Anschlagserien: Selbstmordattentate als Freikarte fürs Paradies?
B O N N (02. September 2005) – Das Institut für Islamfragen (IfI) in Bonn weist darauf hin, dass die Gewalttaten islamischer Extremisten nur vor dem Hintergrund der Verheißungen des Korans verstanden werden können. Unter den Motiven der Attentäter würden religiöse Gründe die bei weitem wichtigste Rolle spielen, betont Dr. Christine Schirrmacher, die wissenschaftliche Leiterin des Institutes.
Wer im Kampf für Allah stirbt, geht direkt ins Paradies ein. Seine guten und schlechten Taten werden nicht erst gegeneinander abgewogen. Eine möglicherweise qualvolle Höllenstrafe auf Zeit bleibt ihm erspart. Auch die Selbstmordattentäter des 11. September 2001 und der letzten Anschläge in Madrid, Bagdad, London und Izmir glaubten an eine paradiesische Belohnung für ihren Terror und beriefen sich häufig auf entsprechende Koranstellen. Sie meinten auf der Seite Gottes den gerechten Kampf gegen die Ungläubigen zu kämpfen.
„Und denen, die um meinetwillen … Ungemach erlitten haben, und die gekämpft haben und getötet worden sind, werde ich ihre schlechten Taten vergeben, und ich werde sie in Gärten eingehen lassen, in deren Niederungen Bäche fließen als Belohnung von Seiten Gottes. Bei Gott wird man gut belohnt.“ (Sure 3,195)
In einer offiziellen Fatwa verurteilte zuletzt allerdings der Rat der Sunniten in England den Londoner Anschlag als Verstoß gegen den Koran. Ihr Vorsitzender Mufti Muhammad Gul Rehman Qadri erklärte in Birmingham:
„Wer hat irgendjemand das Recht gegeben, andere zu töten? Das ist eine Sünde. Jeder, der Selbstmord begeht, kommt in die Hölle.“
Mohammed – Vorbild auch in der Kriegsführung?
In Sure 5,32 und vermutlich zu Beginn seines Wirkens setzt Mohammed das Töten eines Menschen, der weder ein Mörder noch ein Unheilstifter ist und auch keine schwere Sünde, wie Ehebruch oder Glaubensabfall, begangen hat, noch mit dem Töten der ganzen Menschheit gleich. Selbstmordattentäter finden hier keine Legitimation. In Medina gewann Mohammed schnell an politischem Einfluss und militärischer Stärke. Gleichzeitig wuchs die Ablehnung durch Juden und Christen. Mohammed ging verstärkt militärisch gegen seine Gegner vor – auch gegen die ablehnenden arabischen Stämme von Mekka.

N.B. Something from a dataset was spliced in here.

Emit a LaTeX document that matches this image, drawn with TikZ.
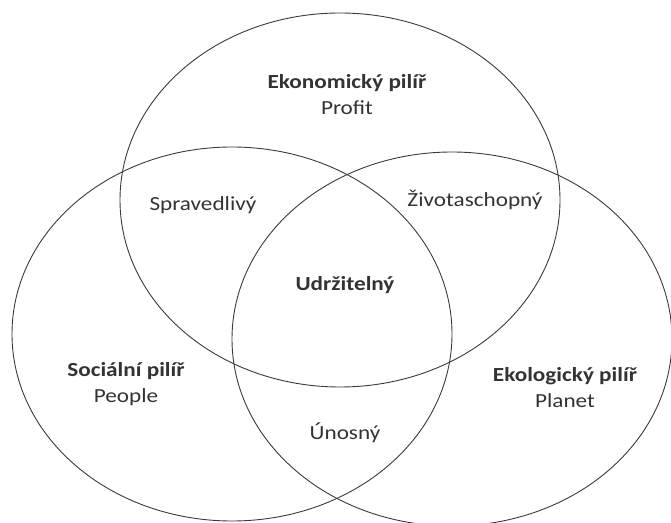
\documentclass[tikz,border=0pt]{standalone}
\usepackage{fontspec}
\setmainfont{Carlito}
\usepackage{graphicx}
\usepackage{xcolor}
\usepackage{tikz}
\usetikzlibrary{positioning}
\definecolor{vennLine}{HTML}{3A3A3A}
\definecolor{vennText}{HTML}{333333}
\newcommand{\wide}[1]{\scalebox{1.16}[1]{#1}}

\begin{document}
\begin{tikzpicture}[x=1pt, y=1pt, every node/.style={font=\fontsize{20}{26}\selectfont, text=vennText},
  pillar/.style={align=center, inner sep=0pt},
  zone/.style={inner sep=0pt}]
\useasboundingbox (0,0) rectangle (671,522);
% three pillars
\foreach \cx/\cy in {340/322, 232/188, 452/183}{
  \draw[vennLine, line width=0.9pt] (\cx,\cy) ellipse [x radius=220, y radius=187];
}
% pillar labels
\node[pillar] (econ) at (347,427) {\wide{\textbf{Ekonomický pilíř}}\\\wide{Profit}};
\node[pillar] (soc) at (126,138) {\wide{\textbf{Sociální pilíř}}\\\wide{People}};
\node[pillar] (eco) at (565,134) {\wide{\textbf{Ekologický pilíř}}\\\wide{Planet}};

% overlaps
\node[zone] (fair) at (203,317) {\wide{Spravedlivý}};
\node[zone] (viable) at (475,322) {\wide{Životaschopný}};
\node[zone] (bear) at (345,89) {\wide{Únosný}};
\node[zone] (sust) at (345,237) {\wide{\textbf{Udržitelný}}};
\end{tikzpicture}
\end{document}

Der erst eher friedlich verstandene Aufruf zum „Djihad“ (wörtlich: Anstrengung auf dem Weg Gottes) wurde nun zunehmend kämpferisch interpretiert. Einen jüdischen Stamm in Medina vertrieb Mohammed, die Männer eines anderen brachte er um, ihre Frauen und Kinder verkaufte er in die Sklaverei. In dieser Zeit postulierte Mohammed zunehmend den Krieg für Gott und gegen die Ungläubigen als heilige Pflicht:
„Die Gläubigen sind diejenigen, die an Gott und seinen Gesandten glauben und hierauf nicht in Zweifel hegen, und die mit ihrem Vermögen und in eigener Person um Gottes Willen Krieg führen. Sie sind es, die es ehrlich meinen.“ (Sure 49,15)
„Prophet! Führe Krieg gegen die Ungläubigen und die Heuchler und sei hart gegen sie! Die Hölle wird sie aufnehmen – ein schlimmes Ende!“ (Sure 66,9)
Das „Haus des Islam“ und das „Haus des Krieges“
Der sunnitische Rechtsgelehrte al-Mawardi entwickelte im 11. Jahrhundert n.Chr. eine bis heute einflussreiche Theorie des „Djihad“. Nach seiner Auffassung führen die Muslime als „Haus des Islam“ beständig einen gerechten Eroberungskrieg gegen die ungläubige Welt als das „Haus des Krieges“. Beide Bereiche können auf Dauer nicht friedlich nebeneinander existieren. Erst wenn die islamische Ordnung in Staat und Gesellschaft überall aufgerichtet ist, hört nach dieser Theorie der Krieg auf und ist ein dauerhafter Frieden möglich. Dieser Theorie hängen extremistische Gruppen an, wenn sie mit den Attentaten den Krieg gegen den Westen proklamieren.